What is a Zombie company first of all?
"Zombies are companies that earn just enough money to continue operating and service debt but are unable to pay off their debt. Such companies, given that they just scrape by meeting overheads (wages, rent, interest payments on debt, for example), have no excess capital to invest to spur growth. Zombie companies are typically subject to higher borrowing costs and may be just one event – market disruption or a poor quarter performance – away from insolvency or a bailout."
Figures vary on how many UK companies may actually be zombies. The general consensus level is that between 12-20% of UK businesses are zombies. In recent years, we've faced an increasing list of economic issues, including COVID-19 and Brexit, which have generated more zombies.
Here are some characteristics of a zombie company:
- weak leveraged balance sheet – majority of assets have charges against them
- interest cover is below 1.5x (EBITDA vs interest expenses)
- extended or breached credit facilities
- low/no growth
- insufficient cash/profit generation to invest in the future of the business
- poor long-term prospects
- unable to pay for itself to become insolvent – either creditors or directors of a business can pay, but insolvency fees could reduce how much creditors are able to recover
- insolvent on a statutory basis (deficit working capital)
"For me, one of the big areas is how the balance sheet is leveraged," says Credit Analyst, Giles Senter. "What facilities does the business have? Are they appropriate? Could more cash be squeezed from the assets? Does it look like they have exhausted all possible avenues of funding? In which case, how deep are the owners' pockets and how likely are they to support?
I often ask myself, would I fund that?”
Michael Hart, Strategic Account Manager, continues and lists some of the red flags:
- County Court Judgements (CCJs) – especially multiple CCJs in a short space of time
- Are there overdue payments?
- Are they asking to be paid early for work done, or for stage payments to be brought forwards (as they have insufficient cash to finance their working capital)?
- Are they focusing on cash generation rather than profit and growth?
- Are there winding up petitions from suppliers?
- Have long-term liabilities increased (this is likely due to Coronavirus Business Interruption Loan Scheme (CBILs)/Bounce Back Loan Scheme (BBILs)/Government support used)?
Here are a few things to look out for:
A common misconception is that most zombie companies are large corporations. It is more likely that an SME would be a zombie company. So whatever your customers’ size, you should be mindful of the common characteristics pointed out here. Smaller SME companies will have less access to funding and will have low asset bases to raise much-needed funds against.
On top of these red flags, Giles also advises to check things in real life. “As an on-the-road analyst, one of the most important parts of my job is going out to see a business, while this hasn’t been possible over the last year, so much is gained from a site visit.

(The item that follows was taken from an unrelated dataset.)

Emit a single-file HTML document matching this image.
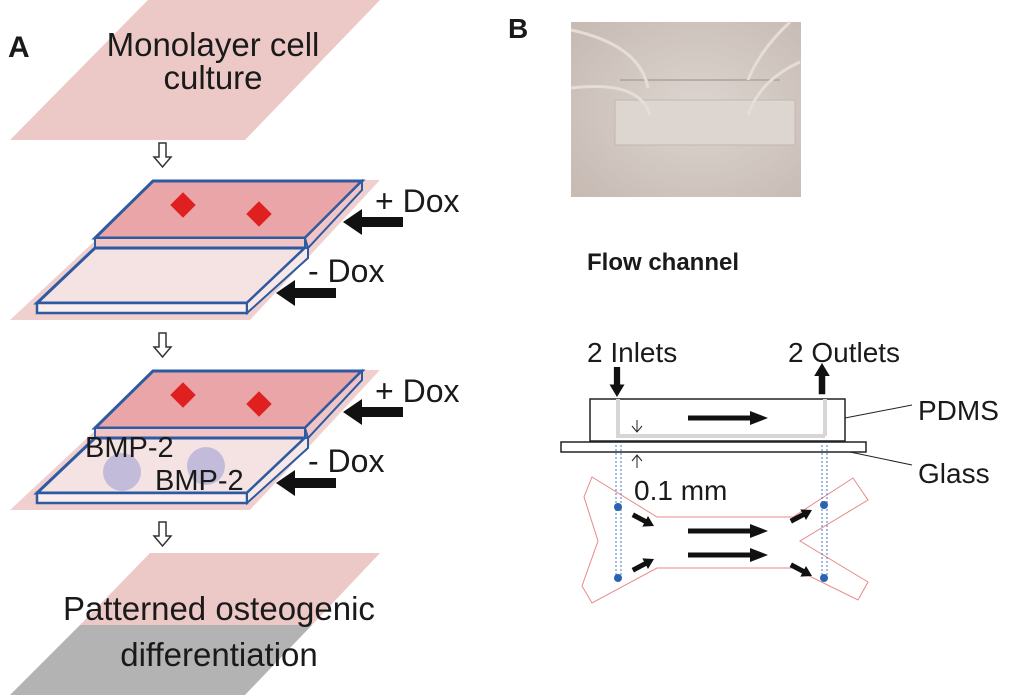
<!DOCTYPE html>
<html><head><meta charset="utf-8"><style>
html,body{margin:0;padding:0;background:#fff;width:1024px;height:696px;overflow:hidden}
svg text{font-family:"Liberation Sans",sans-serif;fill:#1a1a1a}
</style></head><body>
<svg width="1024" height="696" viewBox="0 0 1024 696" xmlns="http://www.w3.org/2000/svg">
<defs>
<radialGradient id="ph" cx="0.55" cy="0.5" r="0.7"><stop offset="0" stop-color="#ddd5d0"/><stop offset="1" stop-color="#c7bbb4"/></radialGradient>
<path id="big" d="M0,0 L19,-13 L19,-5 L60,-5 L60,5 L19,5 L19,13 z" fill="#111"/>
<path id="med" d="M0,0 L-18,-7 L-18,-2.5 L-80,-2.5 L-80,2.5 L-18,2.5 L-18,7 z" fill="#111"/>
<path id="sm" d="M0,0 L-10,-6 L-10,-2.5 L-24,-2.5 L-24,2.5 L-10,2.5 L-10,6 z" fill="#111"/>
</defs>
<text x="8" y="57" font-size="30" font-weight="bold">A</text>
<text x="508" y="38" font-size="28" font-weight="bold">B</text>

<polygon points="148,0 380,0 245,140 10,140" fill="#ecc9c7"/>
<text x="213" y="56" font-size="33" text-anchor="middle">Monolayer cell</text>
<text x="213" y="89" font-size="33" text-anchor="middle">culture</text>

<g fill="#fff" stroke="#333" stroke-width="1.5">
<path d="M159,143 h7 v14 h5 l-8.5,10 l-8.5,-10 h5 z"/>
<path d="M159,333 h7 v14 h5 l-8.5,10 l-8.5,-10 h5 z"/>
<path d="M159,522 h7 v14 h5 l-8.5,10 l-8.5,-10 h5 z"/>
</g>

<g id="s1">
<polygon points="160,180 380,180 250,320 10,320" fill="#efd0ce"/>
<polygon points="153,181 362,181 305,238 95,238" fill="#eaa5a8" stroke="#2d5aa0" stroke-width="3"/>
<polygon points="362,181 362,190 308,248 305,238" fill="#f1c5c5" stroke="#2d5aa0" stroke-width="2"/>
<polygon points="95,238 305,238 305,248 95,248" fill="#f1c5c5" stroke="#2d5aa0" stroke-width="2"/>
<polygon points="95,248 305,248 247,303 37,303" fill="#f5e3e3" stroke="#2d5aa0" stroke-width="3"/>
<polygon points="37,303 247,303 247,313 37,313" fill="#fbeeee" stroke="#2d5aa0" stroke-width="2.5"/>
<polygon points="305,248 308,248 308,258 247,313 247,303" fill="#f7e7e7" stroke="#2d5aa0" stroke-width="2"/>
<rect x="174" y="196" width="18" height="18" fill="#e02020" transform="rotate(45 183 205)"/>
<rect x="250" y="205" width="18" height="18" fill="#e02020" transform="rotate(45 259 214)"/>
<text x="375" y="212" font-size="32">+ Dox</text>
<use href="#big" x="343" y="222"/>
<text x="308" y="282" font-size="32">- Dox</text>
<use href="#big" x="276" y="293"/>
</g>
<use href="#s1" transform="translate(0,190)"/>
<circle cx="122" cy="472" r="19" fill="#b9b5d8" opacity="0.85"/>
<circle cx="206" cy="466" r="19" fill="#b9b5d8" opacity="0.85"/>
<text x="85" y="457" font-size="29">BMP-2</text>
<text x="155" y="490" font-size="29">BMP-2</text>

<polygon points="150,553 380,553 312,625 80,625" fill="#ecc9c7"/>
<polygon points="80,625 312,625 245,695 10,695" fill="#b3b3b3"/>
<text x="219" y="620" font-size="33" text-anchor="middle">Patterned osteogenic</text>
<text x="219" y="666" font-size="33" text-anchor="middle">differentiation</text>

<rect x="571" y="22" width="230" height="175" fill="url(#ph)"/>
<rect x="615" y="100" width="180" height="45" fill="#dcd5d0" stroke="#c2b8b1"/>
<path d="M620,80 H780" stroke="#b8aca4" stroke-width="2"/>
<path d="M571,30 Q640,45 648,88 M571,88 Q640,80 650,115 M790,22 Q760,50 748,80 M800,62 Q760,80 748,115" stroke="#e4ddd8" stroke-width="3" fill="none"/>

<text x="587" y="270" font-size="24" font-weight="bold">Flow channel</text>

<text x="587" y="362" font-size="28">2 Inlets</text>
<text x="788" y="362" font-size="28">2 Outlets</text>
<use href="#sm" transform="translate(617,397) rotate(90) scale(1.25)"/>
<use href="#sm" transform="translate(822,363) rotate(-90) scale(1.3)"/>
<rect x="590" y="399" width="255" height="42" fill="#fff" stroke="#222" stroke-width="1.5"/>
<path d="M618,399 V436 H825 M825,399 V436" stroke="#d6d6d6" stroke-width="4" fill="none"/>
<rect x="561" y="442" width="305" height="10" fill="#fff" stroke="#222" stroke-width="1.5"/>
<use href="#med" x="768" y="418"/>
<path d="M637,420 V432 M632,426 L637,432 L642,426 M637,455 V468 M632,461 L637,455 L642,461" stroke="#222" stroke-width="1" fill="none"/>
<path d="M845,418 L912,405 M850,452 L912,465" stroke="#222" stroke-width="1"/>
<text x="918" y="420" font-size="28">PDMS</text>
<text x="918" y="483" font-size="28">Glass</text>
<text x="634" y="500" font-size="28">0.1 mm</text>

<polygon points="592,477 657,517 793,517 853,478 868,500 800,541 868,582 858,600 793,568 657,568 592,603 582,586 598,541 584,497" fill="none" stroke="#e88888" stroke-width="1"/>
<g stroke="#4a78c8" stroke-width="1" stroke-dasharray="2,2">
<path d="M616,445 V580 M621,445 V580 M822,445 V580 M827,445 V580"/>
</g>
<g fill="#2a63b0"><circle cx="618" cy="507" r="4"/><circle cx="618" cy="578" r="4"/><circle cx="824" cy="505" r="4"/><circle cx="824" cy="578" r="4"/></g>
<use href="#sm" transform="translate(654,526) rotate(28)"/>
<use href="#sm" transform="translate(654,559) rotate(-28)"/>
<use href="#sm" transform="translate(812,510) rotate(-28)"/>
<use href="#sm" transform="translate(812,576) rotate(28)"/>
<use href="#med" x="768" y="531"/>
<use href="#med" x="768" y="555"/>
</svg>
</body></html>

Whilst it is rare, it is not unknown for a struggling business to provide fraudulent information (management accounts). Being on site, seeing the staff and machines working, you get a much better feeling of how it translates into the numbers in the management accounts.
It’s so important to remember, trust your gut feeling. If there is a lot of moaning, groaning and things don't seem right, chances are, it could be a Zombie.”

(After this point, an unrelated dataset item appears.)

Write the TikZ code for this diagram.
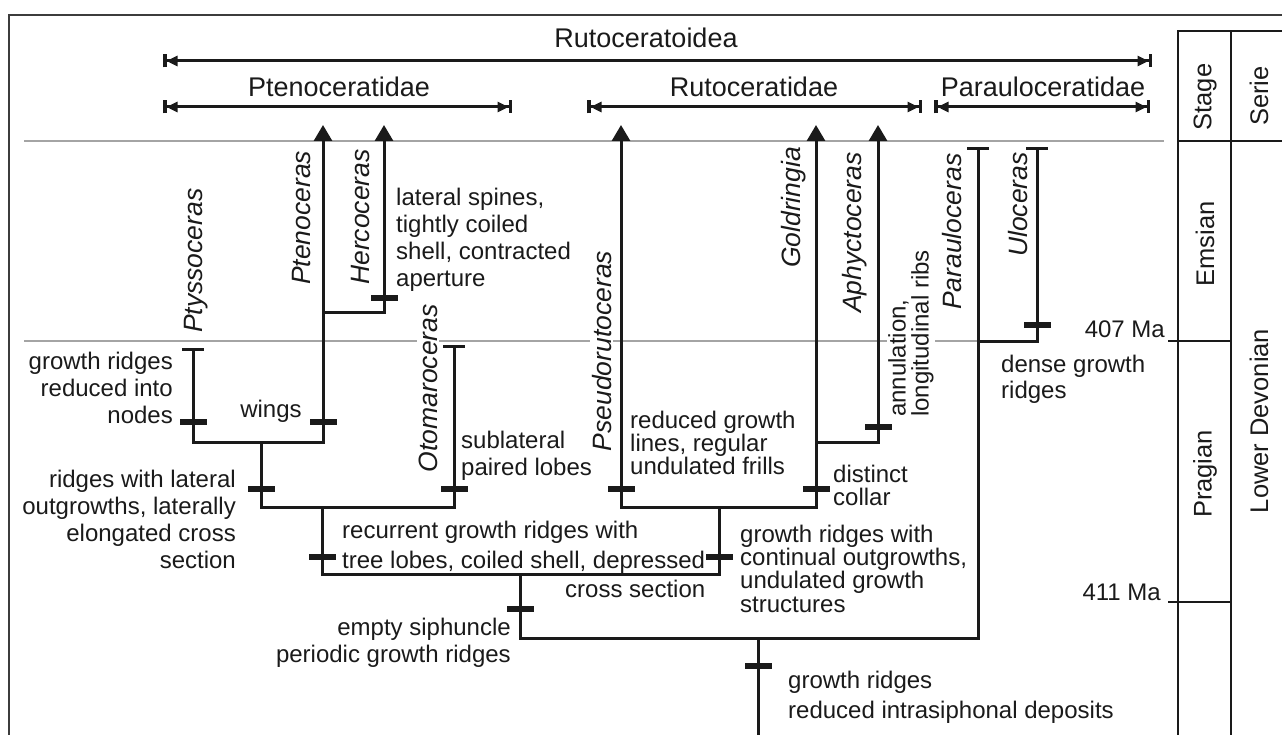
\documentclass[tikz,border=0pt]{standalone}
\usepackage{fontspec}
\setmainfont{Liberation Sans}
\usetikzlibrary{arrows.meta}
\definecolor{ink}{HTML}{1A1A1A}
\definecolor{grid}{HTML}{A4A4A4}
\tikzset{
  uptip/.tip={Triangle[width=18pt,length=16pt]},
  teeend/.tip={Bar[width=22pt]}
}
\begin{document}
\begin{tikzpicture}[x=1pt,y=-1pt,
  br/.style={draw=ink,line width=3pt,line join=miter,line cap=butt},
  tbl/.style={draw=ink,line width=2.5pt},
  gry/.style={draw=grid,line width=1.6pt},
  rng/.style={draw=ink,line width=3pt,
     {Bar[width=13pt,line width=3.5pt] Triangle[width=10pt,length=11pt,sep=0pt]}-{Triangle[width=10pt,length=11pt,sep=0pt] Bar[width=13pt,line width=3.5pt]}},
  tk/.style={fill=ink,draw=none,minimum width=27pt,minimum height=6pt,inner sep=0pt},
  ttl/.style={text=ink,inner sep=0pt,anchor=base,font=\fontsize{27}{30}\selectfont},
  lbA/.style={text=ink,inner sep=0pt,font=\fontsize{24}{27}\selectfont},
  lbB/.style={text=ink,inner sep=0pt,font=\fontsize{24}{23.2}\selectfont},
  lbC/.style={text=ink,inner sep=0pt,font=\fontsize{24}{29.5}\selectfont},
  taxon/.style={text=ink,rotate=90,anchor=base west,inner sep=0pt,font=\fontsize{26.5}{30}\selectfont\itshape},
  wtaxon/.style={taxon,fill=white,inner sep=1.5pt},
  col/.style={text=ink,rotate=90,inner sep=0pt,font=\fontsize{25.5}{30}\selectfont}
]
\useasboundingbox (0,0) rectangle (1282,735);
% frame
\draw[draw=ink!85,line width=1.5pt] (9,735) -- (9,15) -- (1282,15);
% grey time lines
\draw[gry] (24,141) -- (1164,141);
\draw[gry] (24,341) -- (978,341);
% stratigraphic table
\draw[tbl] (1178,736) -- (1178,31) -- (1283,31);
\draw[tbl] (1231,31) -- (1231,736);
\draw[tbl] (1178,141) -- (1283,141);
\draw[tbl] (1168,341) -- (1231,341);
\draw[tbl] (1168,602) -- (1231,602);
\node[col] (stage) at (1205,97) {Stage};
\node[col] (serie) at (1259,96) {Serie};
\node[col] (emsian) at (1205,244) {Emsian};
\node[col] (pragian) at (1205,474) {Pragian};
\node[col] (lowdev) at (1259,421) {Lower Devonian};
\node[lbA,anchor=base east] (ma407) at (1165,337) {407 Ma};
\node[lbA,anchor=base east] (ma411) at (1161,600) {411 Ma};
% range arrows and titles
\coordinate (rA) at (163,61); \coordinate (rB) at (1152,61);
\coordinate (pA) at (163,107); \coordinate (pB) at (512,107);
\coordinate (uA) at (587,107); \coordinate (uB) at (922,107);
\coordinate (qA) at (934,107); \coordinate (qB) at (1150,107);
\draw[rng] (rA) -- (rB);
\draw[rng] (pA) -- (pB);
\draw[rng] (uA) -- (uB);
\draw[rng] (qA) -- (qB);
\node[ttl] (t1) at (646,48) {Rutoceratoidea};
\node[ttl] (t2) at (339,97) {Ptenoceratidae};
\node[ttl] (t3) at (754,97) {Rutoceratidae};
\node[ttl] (t4) at (1043,97) {Parauloceratidae};
% tree coordinates
\coordinate (ptyT) at (193,348); \coordinate (ptyB) at (193,442);
\coordinate (ptnT) at (323,125); \coordinate (ptnB) at (323,442);
\coordinate (herT) at (384,125); \coordinate (herB) at (384,312);
\coordinate (ptnH) at (323,312);
\coordinate (n1) at (261,442); \coordinate (n1b) at (261,507);
\coordinate (otoT) at (454,345); \coordinate (otoB) at (454,507);
\coordinate (n2) at (322,507); \coordinate (n2b) at (322,574);
\coordinate (psT) at (621,125); \coordinate (psB) at (621,507);
\coordinate (goT) at (816,125); \coordinate (goB) at (816,507);
\coordinate (goH) at (816,442);
\coordinate (apT) at (878,125); \coordinate (apB) at (878,442);
\coordinate (n3) at (719,507); \coordinate (n3b) at (719,574);
\coordinate (n4) at (520,574); \coordinate (n4b) at (520,638);
\coordinate (paT) at (978,147); \coordinate (paB) at (978,638);
\coordinate (paH) at (978,341);
\coordinate (ulT) at (1037,147); \coordinate (ulB) at (1037,341);
\coordinate (root) at (758,638); \coordinate (rootB) at (758,740);
% taxon labels
\node[taxon] (lpty) at (202,333) {Ptyssoceras};
\node[taxon] (lptn) at (310,285) {Ptenoceras};
\node[taxon] (lher) at (369,285) {Hercoceras};
\node[wtaxon] (loto) at (437,474) {Otomaroceras};
\node[wtaxon] (lpse) at (611,453) {Pseudorutoceras};
\node[taxon] (lgol) at (800,268) {Goldringia};
\node[taxon] (laph) at (861,313) {Aphyctoceras};
\node[taxon] (lpar) at (961,310) {Parauloceras};
\node[taxon] (lulo) at (1027,257) {Uloceras};
\node[text=ink,rotate=90,anchor=north west,align=left,fill=white,inner sep=1pt,
      font=\fontsize{24}{23}\selectfont] (lann) at (887,418) {annulation,\\longitudinal ribs};
% branches
\draw[br,{teeend}-{uptip}] (ptyT) -- (ptyB) -- (ptnB) -- (ptnT);
\draw[br,-{uptip}] (ptnH) -- (herB) -- (herT);
\draw[br,-{teeend}] (n1) -- (n1b) -- (otoB) -- (otoT);
\draw[br] (n2) -- (n2b) -- (n3b) -- (n3);
\draw[br,{uptip}-{uptip}] (psT) -- (psB) -- (goB) -- (goT);
\draw[br,-{uptip}] (goH) -- (apB) -- (apT);
\draw[br,-{teeend}] (n4) -- (n4b) -- (paB) -- (paT);
\draw[br,-{teeend}] (paH) -- (ulB) -- (ulT);
\draw[br] (root) -- (rootB);
% character ticks
\node[tk] (k1) at (193,422) {};
\node[tk] (k2) at (323,422) {};
\node[tk] (k3) at (384,298) {};
\node[tk] (k4) at (261,489) {};
\node[tk] (k5) at (454,489) {};
\node[tk] (k6) at (322,557) {};
\node[tk] (k7) at (621,489) {};
\node[tk] (k8) at (816,489) {};
\node[tk] (k9) at (878,427) {};
\node[tk] (k10) at (719,557) {};
\node[tk] (k11) at (520,609) {};
\node[tk] (k12) at (1037,325) {};
\node[tk] (k13) at (758,666) {};
% character texts
\node[lbA,anchor=north west,align=left] (c1) at (396,188) {lateral spines,\\tightly coiled\\shell, contracted\\aperture};
\node[lbA,anchor=north east,align=right] (c2) at (173,352) {growth ridges\\reduced into\\nodes};
\node[lbA,anchor=base] (c3) at (271,417) {wings};
\node[lbA,anchor=north west,align=left] (c4) at (461,431) {sublateral\\paired lobes};
\node[lbA,anchor=north east,align=right] (c5) at (236,470) {ridges with lateral\\outgrowths, laterally\\elongated cross\\section};
\node[lbC,anchor=north west,align=left] (c6) at (342,521) {recurrent growth ridges with\\tree lobes, coiled shell, depressed};
\node[lbA,anchor=base west] (c7) at (565,597) {cross section};
\node[lbA,anchor=north east,align=right] (c8) at (511,618) {empty siphuncle\\periodic growth ridges};
\node[lbB,anchor=north west,align=left] (c9) at (630,411) {reduced growth\\lines, regular\\undulated frills};
\node[lbB,anchor=north west,align=left] (c10) at (833,465) {distinct\\collar};
\node[lbB,anchor=north west,align=left] (c11) at (740,525) {growth ridges with\\continual outgrowths,\\undulated growth\\structures};
\node[lbA,anchor=north west,align=left,font=\fontsize{24}{30}\selectfont] (c12) at (788,671) {growth ridges\\reduced intrasiphonal deposits};
\node[lbA,anchor=north west,align=left,font=\fontsize{24}{26}\selectfont] (c13) at (1001,355) {dense growth\\ridges};
\end{tikzpicture}
\end{document}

If these companies are one event away from insolvency, this might have serious repercussions on your own business. Could one (or several) of your partners be a zombie? A supplier, a customer, a competitors? A customer struggling could mean they are unable to pay due invoices which would in turn impact your cash flow (read our ).

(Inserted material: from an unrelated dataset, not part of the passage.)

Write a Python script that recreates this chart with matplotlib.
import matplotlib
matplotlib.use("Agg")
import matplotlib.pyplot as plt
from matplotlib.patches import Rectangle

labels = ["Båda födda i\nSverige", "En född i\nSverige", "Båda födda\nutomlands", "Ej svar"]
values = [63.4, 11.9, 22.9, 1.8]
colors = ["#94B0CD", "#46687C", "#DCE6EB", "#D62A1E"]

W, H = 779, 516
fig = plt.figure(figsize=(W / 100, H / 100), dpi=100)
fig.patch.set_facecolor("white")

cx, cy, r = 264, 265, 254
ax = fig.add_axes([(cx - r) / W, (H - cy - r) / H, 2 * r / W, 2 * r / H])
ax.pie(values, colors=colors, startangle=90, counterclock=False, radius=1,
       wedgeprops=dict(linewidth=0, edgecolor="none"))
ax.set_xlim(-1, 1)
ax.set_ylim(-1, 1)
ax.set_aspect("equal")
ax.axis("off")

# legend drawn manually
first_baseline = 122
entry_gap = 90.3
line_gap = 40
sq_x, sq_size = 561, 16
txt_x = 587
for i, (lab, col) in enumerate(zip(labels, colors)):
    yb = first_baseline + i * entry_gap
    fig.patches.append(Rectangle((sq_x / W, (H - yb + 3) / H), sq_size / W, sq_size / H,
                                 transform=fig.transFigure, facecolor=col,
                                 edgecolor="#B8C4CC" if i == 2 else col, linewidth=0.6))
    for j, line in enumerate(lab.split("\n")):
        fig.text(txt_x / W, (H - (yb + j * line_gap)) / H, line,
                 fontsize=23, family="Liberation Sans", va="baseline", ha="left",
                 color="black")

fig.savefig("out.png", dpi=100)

Credit insurance will provide you with constant monitoring of your customer portfolio. A team of credit analysts analyse companies’ financials day-in day-out, will be able to spot zombie companies for you. You can use trade credit insurance as an early-warning system to manage your trade credit risks and avoid being caught by a zombie company.
And, if your customer fails, credit insurance will protect you by covering unpaid invoices and insolvency.